WCP7018

Letter (WCP7018.8130)

[1]

Parkstone, Dorset.

August 11th. 1889.

My dear Girdlestone

We are getting pretty straight & are making the acquaintance of some nice people, though I fear none of our extreme views. I am glad you like "Poverty & the State." I think its altogether admirable, & have written to the author to say so. But, I wonder how you — a Socialist — can write so coolly & say so little about "Looking Backward"? I am simply enchanted with it! and what [illeg.] [2] is more, am converted to Socialism! I have read many books advocating Socialism before, but none grappled with the real difficulties of the problem as Bellamy1 does, & none gave a solution which appeared to me either possible or practicable or hardly even desirable. I never seemed to wish to live in other writer's Socialistic worlds. There was too little individuality, too little freedom, too little privacy, and too little variety in them. But I long for Bellamy's world, & feel that I could be happy in [3] it. "Looking Backward" is a great work — a work of genius if ever there was one, & is certain to bring about, some day, the state of society it so admirable depicts. I heard that members of Associations have already been formed in America, to study its principles, & diffuse its teachings. How admirably he shows the savings of a true socialistic organism, enabling each individual, with half a life of hard but enjoyable work, to provide for the whole in a condition of comfort & luxury that only a few now enjoy.
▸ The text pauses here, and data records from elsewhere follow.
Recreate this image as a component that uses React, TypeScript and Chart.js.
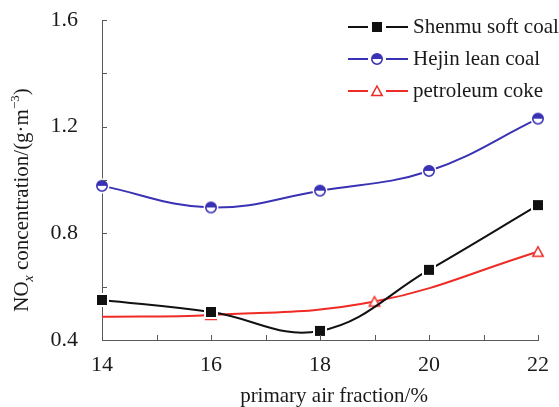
import React, { useEffect, useRef } from 'react';
import { Chart, registerables } from 'chart.js';
Chart.register(...registerables);

// ---- data ----
const xCategories = [14, 16, 18, 20, 22];
const shenmuValues = [0.55, 0.505, 0.434, 0.663, 0.906];
const hejinValues = [0.978, 0.897, 0.96, 1.034, 1.23];
const cokeX = [14, 16, 19, 22];
const cokeValues = [0.487, 0.494, 0.544, 0.731];
const cokeMarkers = [false, true, true, true];
const xTickLabels = [14, 16, 18, 20, 22];
const yTickLabels = [0.4, 0.8, 1.2, 1.6];
const seriesNames = ['Shenmu soft coal', 'Hejin lean coal', 'petroleum coke'];
const xTitle = 'primary air fraction/%';

const BLACK = '#111111';
const BLUE = '#3a32b4';
const RED = '#ee2b25';
const AXIS = '#5a5a5a';
const TEXT = '#1a1a1a';
const SERIF = "'Liberation Serif', 'Times New Roman', serif";

function makeSquare(): HTMLCanvasElement {
  const c = document.createElement('canvas');
  c.width = 14; c.height = 14;
  const g = c.getContext('2d')!;
  g.fillStyle = '#ffffff';
  g.fillRect(0, 0, 14, 14);
  g.fillStyle = BLACK;
  g.fillRect(2, 2, 10, 10);
  return c;
}
function makeHalfCircle(): HTMLCanvasElement {
  const c = document.createElement('canvas');
  c.width = 16; c.height = 16;
  const g = c.getContext('2d')!;
  g.fillStyle = '#ffffff';
  g.beginPath(); g.arc(8, 8, 7.5, 0, Math.PI * 2); g.fill();
  g.fillStyle = BLUE;
  g.beginPath(); g.arc(8, 8, 5.2, Math.PI, 0); g.closePath(); g.fill();
  g.strokeStyle = BLUE; g.lineWidth = 1.6;
  g.beginPath(); g.arc(8, 8, 5.2, 0, Math.PI * 2); g.stroke();
  return c;
}
function makeTriangle(): HTMLCanvasElement {
  const c = document.createElement('canvas');
  c.width = 16; c.height = 16;
  const g = c.getContext('2d')!;
  g.beginPath();
  g.moveTo(8, 1.5); g.lineTo(14.5, 13.5); g.lineTo(1.5, 13.5); g.closePath();
  g.fillStyle = '#ffffff'; g.fill();
  g.beginPath();
  g.moveTo(8, 3); g.lineTo(13.2, 12.6); g.lineTo(2.8, 12.6); g.closePath();
  g.strokeStyle = RED; g.lineWidth = 1.5; g.stroke();
  return c;
}

export default function App() {
  const ref = useRef<HTMLCanvasElement>(null);
  useEffect(() => {
    const sq = makeSquare();
    const hc = makeHalfCircle();
    const tr = makeTriangle();
    const markers = [sq, hc, tr];
    const colors = [BLACK, BLUE, RED];

    const decor = {
      id: 'decor',
      afterDraw(chart: any) {
        const ctx = chart.ctx as CanvasRenderingContext2D;
        const xs = chart.scales.x;
        const ys = chart.scales.y;
        const { left, bottom } = chart.chartArea;
        ctx.save();
        // inward ticks
        ctx.strokeStyle = AXIS;
        ctx.lineWidth = 1;
        for (let i = 0; i <= 6; i++) {
          const v = 0.4 + i * 0.2;
          const y = Math.round(ys.getPixelForValue(v)) + 0.5;
          ctx.beginPath(); ctx.moveTo(left, y); ctx.lineTo(left + 5, y); ctx.stroke();
        }
        for (let v = 14; v <= 22; v++) {
          const x = Math.round(xs.getPixelForValue(v)) + 0.5;
          ctx.beginPath(); ctx.moveTo(x, bottom); ctx.lineTo(x, bottom - 5); ctx.stroke();
        }
        // legend
        const rows = [27, 59, 91];
        for (let i = 0; i < 3; i++) {
          const y = rows[i];
          ctx.strokeStyle = colors[i];
          ctx.lineWidth = 2;
          ctx.beginPath(); ctx.moveTo(348, y); ctx.lineTo(368, y); ctx.stroke();
          ctx.beginPath(); ctx.moveTo(386, y); ctx.lineTo(408, y); ctx.stroke();
          const m = markers[i];
          ctx.drawImage(m, 377 - m.width / 2, y - m.height / 2);
          ctx.fillStyle = TEXT;
          ctx.font = `21px ${SERIF}`;
          ctx.textAlign = 'left';
          ctx.textBaseline = 'alphabetic';
          ctx.fillText(seriesNames[i], 413, y + 6);
        }
        // x title
        ctx.fillStyle = TEXT;
        ctx.font = `21px ${SERIF}`;
        ctx.textAlign = 'center';
        ctx.textBaseline = 'alphabetic';
        ctx.fillText(xTitle, 334, 402);
        // y title
        const pieces: [string, string, number][] = [
          ['NO', `21px ${SERIF}`, 0],
          ['x', `italic 14px ${SERIF}`, 5],
          [' concentration/(g·m', `21px ${SERIF}`, 0],
          ['−3', `13px ${SERIF}`, -9],
          [')', `21px ${SERIF}`, 0],
        ];
        let total = 0;
        for (const p of pieces) { ctx.font = p[1]; total += ctx.measureText(p[0]).width; }
        ctx.translate(28, 200);
        ctx.rotate(-Math.PI / 2);
        ctx.textAlign = 'left';
        let cx = -total / 2;
        for (const p of pieces) {
          ctx.font = p[1];
          ctx.fillText(p[0], cx, p[2]);
          cx += ctx.measureText(p[0]).width;
        }
        ctx.restore();
      },
    };

    const chart = new Chart(ref.current!, {
      type: 'line',
      data: {
        datasets: [
          {
            label: seriesNames[0],
            data: xCategories.map((x, i) => ({ x, y: shenmuValues[i] })),
            borderColor: BLACK,
            borderWidth: 2,
            tension: 0.4,
            pointStyle: sq as any,
            pointRadius: 6,
            clip: false as any,
          },
          {
            label: seriesNames[1],
            data: xCategories.map((x, i) => ({ x, y: hejinValues[i] })),
            borderColor: BLUE,
            borderWidth: 2,
            tension: 0.4,
            pointStyle: hc as any,
            pointRadius: 6,
            clip: false as any,
          },
          {
            label: seriesNames[2],
            data: cokeX.map((x, i) => ({ x, y: cokeValues[i] })),
            borderColor: RED,
            borderWidth: 2,
            tension: 0.4,
            pointStyle: tr as any,
            pointRadius: cokeMarkers.map((m) => (m ? 6 : 0)),
            clip: false as any,
          },
        ],
      },
      options: {
        animation: false,
        responsive: false,
        layout: { padding: { top: 20, right: 21, left: 0, bottom: 0 } },
        plugins: { legend: { display: false }, tooltip: { enabled: false } },
        scales: {
          x: {
            type: 'linear',
            min: 14,
            max: 22,
            afterFit: (s: any) => { s.height = 67; s.paddingLeft = 0; s.paddingRight = 0; },
            grid: { display: false, drawTicks: false },
            border: { display: true, color: AXIS, width: 1 },
            ticks: {
              stepSize: 1,
              padding: 12,
              color: TEXT,
              font: { family: SERIF, size: 22 },
              callback: (v: any) => (xTickLabels.includes(Math.round(Number(v))) ? String(Math.round(Number(v))) : ''),
            },
          },
          y: {
            min: 0.4,
            max: 1.6,
            afterFit: (s: any) => { s.width = 102; s.paddingTop = 0; s.paddingBottom = 0; },
            grid: { display: false, drawTicks: false },
            border: { display: true, color: AXIS, width: 1 },
            ticks: {
              stepSize: 0.2,
              padding: 24,
              color: TEXT,
              font: { family: SERIF, size: 22 },
              callback: (v: any) => {
                const r = Math.round(Number(v) * 10) / 10;
                return yTickLabels.some((t) => Math.abs(t - r) < 1e-6) ? r.toFixed(1) : '';
              },
            },
          },
        },
      },
      plugins: [decor],
    });
    return () => chart.destroy();
  }, []);
  return (
    <div style={{ position: 'absolute', left: 0, top: 0, width: 559, height: 407, background: '#fff' }}>
      <canvas ref={ref} width={559} height={407} />
    </div>
  );
}
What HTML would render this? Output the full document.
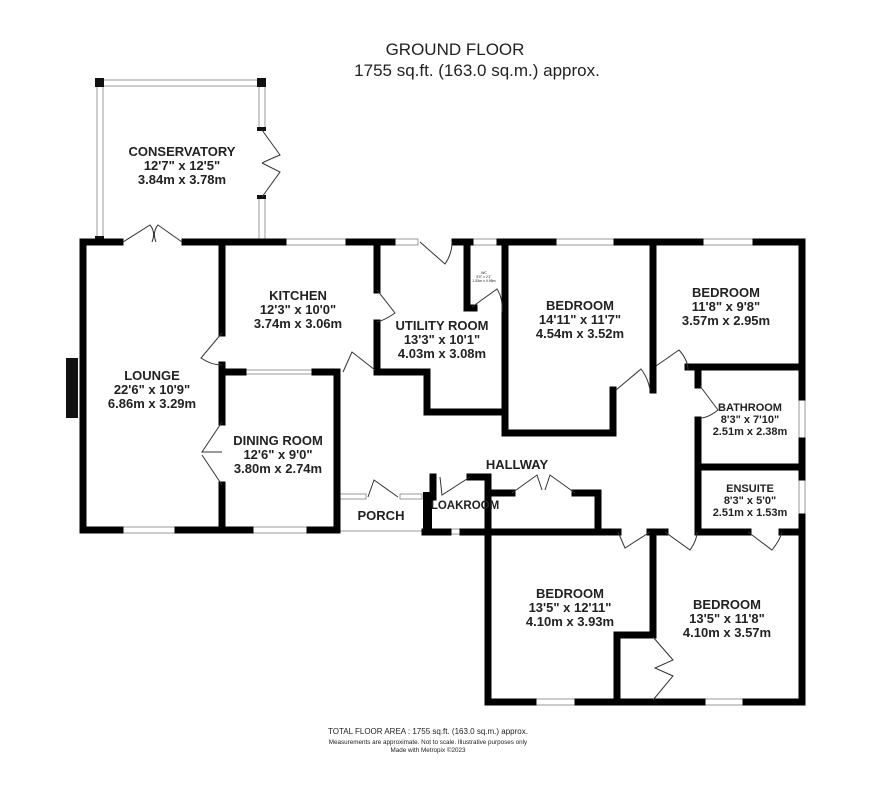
<!DOCTYPE html>
<html><head><meta charset="utf-8"><style>
html,body{margin:0;padding:0;background:#fff;}
svg{display:block;}
.t{font-family:"Liberation Sans",sans-serif;font-weight:bold;fill:#222;text-anchor:middle;}
.h{font-family:"Liberation Sans",sans-serif;fill:#222;text-anchor:middle;}
</style></head><body>
<svg width="886" height="786" viewBox="0 0 886 786" xmlns="http://www.w3.org/2000/svg">
<rect width="886" height="786" fill="#fff"/>
<text class="h" x="455" y="55" font-size="17">GROUND FLOOR</text>
<text class="h" x="477" y="76" font-size="17">1755 sq.ft. (163.0 sq.m.) approx.</text>

<g fill="#fff" stroke="#999" stroke-width="1">
<rect x="98" y="80" width="166" height="6"/>
<rect x="97" y="80" width="6" height="162"/>
<rect x="259" y="80" width="6" height="50"/>
<rect x="259" y="197" width="6" height="45"/>
<rect x="283" y="239" width="66" height="6"/>
<rect x="392" y="239" width="26" height="6"/>
<rect x="470" y="239" width="30" height="6"/>
<rect x="553" y="239" width="64" height="6"/>
<rect x="700" y="239" width="56" height="6"/>
<rect x="799" y="397" width="6" height="44"/>
<rect x="799" y="477" width="6" height="40"/>
<rect x="533" y="699" width="45" height="6"/>
<rect x="702" y="699" width="44" height="6"/>
<rect x="120" y="527" width="58" height="6"/>
<rect x="250" y="527" width="60" height="6"/>
<rect x="243" y="370" width="72" height="4"/>
<rect x="340" y="494" width="26" height="5"/>
<rect x="400" y="494" width="22" height="5"/>
<rect x="448" y="529" width="15" height="5"/>
<line x1="340" y1="531" x2="425" y2="531"/>
</g>
<g fill="#111">
<rect x="95" y="78" width="9" height="9"/><rect x="257" y="78" width="9" height="9"/>
<rect x="257" y="127" width="9" height="4"/><rect x="257" y="195" width="9" height="4"/>
<rect x="95" y="236" width="9" height="9"/>
<rect x="66" y="358" width="12" height="60"/>
</g>

<g stroke="#000" stroke-width="7" stroke-linecap="square" fill="none">
<line x1="83" y1="242" x2="120" y2="242"/>
<line x1="185" y1="242" x2="283" y2="242"/>
<line x1="349" y1="242" x2="392" y2="242"/>
<line x1="455" y1="242" x2="470" y2="242"/>
<line x1="500" y1="242" x2="553" y2="242"/>
<line x1="617" y1="242" x2="700" y2="242"/>
<line x1="756" y1="242" x2="802" y2="242"/>
<line x1="802" y1="242" x2="802" y2="397"/>
<line x1="802" y1="441" x2="802" y2="477"/>
<line x1="802" y1="517" x2="802" y2="702"/>
<line x1="488" y1="702" x2="533" y2="702"/>
<line x1="578" y1="702" x2="702" y2="702"/>
<line x1="746" y1="702" x2="802" y2="702"/>
<line x1="488" y1="532" x2="488" y2="702"/>
<line x1="83" y1="242" x2="83" y2="530"/>
<line x1="83" y1="530" x2="120" y2="530"/>
<line x1="178" y1="530" x2="250" y2="530"/>
<line x1="310" y1="530" x2="337" y2="530"/>
<line x1="222" y1="242" x2="222" y2="333"/>
<line x1="222" y1="365" x2="222" y2="422"/>
<line x1="222" y1="485" x2="222" y2="530"/>
<line x1="222" y1="372" x2="243" y2="372"/>
<line x1="315" y1="372" x2="337" y2="372"/>
<line x1="337" y1="372" x2="337" y2="530"/>
<line x1="377" y1="242" x2="377" y2="290"/>
<line x1="377" y1="323" x2="377" y2="372"/>
<polyline points="377,372 427,372 427,412 503,412"/>
<line x1="467" y1="242" x2="467" y2="308"/>
<line x1="467" y1="308" x2="474" y2="308"/>
<polyline points="505,242 505,433 613,433 613,390"/>
<line x1="653" y1="242" x2="653" y2="390"/>
<line x1="688" y1="367" x2="802" y2="367"/>
<line x1="698" y1="367" x2="698" y2="385"/>
<line x1="698" y1="420" x2="698" y2="532"/>
<line x1="698" y1="467" x2="802" y2="467"/>
<line x1="698" y1="532" x2="748" y2="532"/>
<line x1="782" y1="532" x2="802" y2="532"/>
<line x1="488" y1="532" x2="618" y2="532"/>
<line x1="650" y1="532" x2="665" y2="532"/>
<polyline points="653,532 653,635 617,635 617,702"/>
<line x1="488" y1="493" x2="512" y2="493"/>
<polyline points="575,493 598,493 598,532"/>
<line x1="488" y1="477" x2="488" y2="532"/>
<line x1="470" y1="477" x2="488" y2="477"/>
<line x1="433" y1="477" x2="433" y2="497"/>
<line x1="425" y1="532" x2="448" y2="532"/>
<line x1="463" y1="532" x2="488" y2="532"/>
</g>
<rect x="423" y="492" width="9" height="42" fill="#000"/>

<g stroke="#333" stroke-width="1" fill="none">
<path d="M123,242 L150,225 Q156,232 152,242 M182,242 L158,225 Q152,232 156,242"/>
<path d="M262,130 L280,155 Q268,160 262,163 M262,197 L280,172 Q268,166 262,163"/>
<path d="M377,290 L395,313 Q385,320 377,322"/>
<path d="M222,333 L201,358 Q211,365 222,365"/>
<path d="M222,422 L202,452 Q212,452 222,452 M222,485 L202,455"/>
<path d="M343,372 L352,352 L375,370"/>
<path d="M420,242 L445,264 Q452,254 452,242"/>
<path d="M472,307 L497,289 Q503,298 502,312"/>
<path d="M616,390 L641,369 Q648,378 650,390"/>
<path d="M656,366 L679,350 Q688,360 688,370"/>
<path d="M700,386 L718,410 Q708,418 700,418"/>
<path d="M368,497 L374,480 L398,497"/>
<path d="M440,477 L442,495 L470,477"/>
<path d="M512,493 L537,475 L542,490 M575,493 L550,475 L545,490"/>
<path d="M618,532 L625,548 L650,532"/>
<path d="M665,532 L690,550 Q697,540 697,532"/>
<path d="M748,532 L772,550 Q780,540 782,532"/>
<path d="M653,637 L673,660 L655,668 L673,676 L653,700"/>
</g>

<g class="t" font-size="13">
<text x="182" y="156">CONSERVATORY</text><text x="182" y="170">12'7"  x 12'5"</text><text x="182" y="184">3.84m  x 3.78m</text>
<text x="298" y="300">KITCHEN</text><text x="298" y="314">12'3"  x 10'0"</text><text x="298" y="328">3.74m  x 3.06m</text>
<text x="152" y="380">LOUNGE</text><text x="152" y="394">22'6"  x 10'9"</text><text x="152" y="408">6.86m  x 3.29m</text>
<text x="278" y="445">DINING ROOM</text><text x="278" y="459">12'6"  x 9'0"</text><text x="278" y="473">3.80m  x 2.74m</text>
<text x="442" y="330">UTILITY ROOM</text><text x="442" y="344">13'3"  x 10'1"</text><text x="442" y="358">4.03m  x 3.08m</text>
<text x="580" y="310">BEDROOM</text><text x="580" y="324">14'11"  x 11'7"</text><text x="580" y="338">4.54m  x 3.52m</text>
<text x="726" y="297">BEDROOM</text><text x="726" y="311">11'8"  x 9'8"</text><text x="726" y="325">3.57m  x 2.95m</text>
<text x="570" y="598">BEDROOM</text><text x="570" y="612">13'5"  x 12'11"</text><text x="570" y="626">4.10m  x 3.93m</text>
<text x="727" y="609">BEDROOM</text><text x="727" y="623">13'5"  x 11'8"</text><text x="727" y="637">4.10m  x 3.57m</text>
<text x="517" y="469">HALLWAY</text>
<text x="381" y="520">PORCH</text>
</g>
<g class="t" font-size="11">
<text x="750" y="411">BATHROOM</text><text x="750" y="423">8'3"  x 7'10"</text><text x="750" y="435">2.51m  x 2.38m</text>
<text x="750" y="492">ENSUITE</text><text x="750" y="504">8'3"  x 5'0"</text><text x="750" y="516">2.51m  x 1.53m</text>
<text x="465" y="509" font-size="11.5">LOAKROOM</text>
</g>
<g class="h" font-size="3.5">
<text x="484" y="274">WC</text><text x="484" y="278">5'0" x 2'1"</text><text x="484" y="282">1.53m x 0.98m</text>
</g>
<text class="h" x="428" y="734" font-size="8">TOTAL FLOOR AREA : 1755 sq.ft. (163.0 sq.m.) approx.</text>
<text class="h" x="428" y="744" font-size="6.3">Measurements are approximate.  Not to scale.  Illustrative purposes only</text>
<text class="h" x="428" y="752" font-size="6.3">Made with Metropix ©2023</text>
</svg>
</body></html>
How beautifully he depicts the high level of knowledge from which [4] Dr. Leete2 answers all the objections of Mr West3, as a man answers the weak difficulties of a child! I should like to see the book sold at 2d & distributed by millions, and taught & lectured on in every college & institution in the country. But that I see the enormous difficulty of moving the upper & ruling classes, and even the lower, I would cease advocating even my favorite child — Land Nationalisation — as trifling with a great subject, — but I fear we must here pass through the stages of Mills' associations & our Land reform before the people will have acquired the rudimentary freedom & comforts & knowledge,

Bellamy, Edward (1850-1898). American author and socialist.
Dr. Leete is character in the book "Looking Backward".
Mr. Julian West is the narrator of the book, "Looking Backward".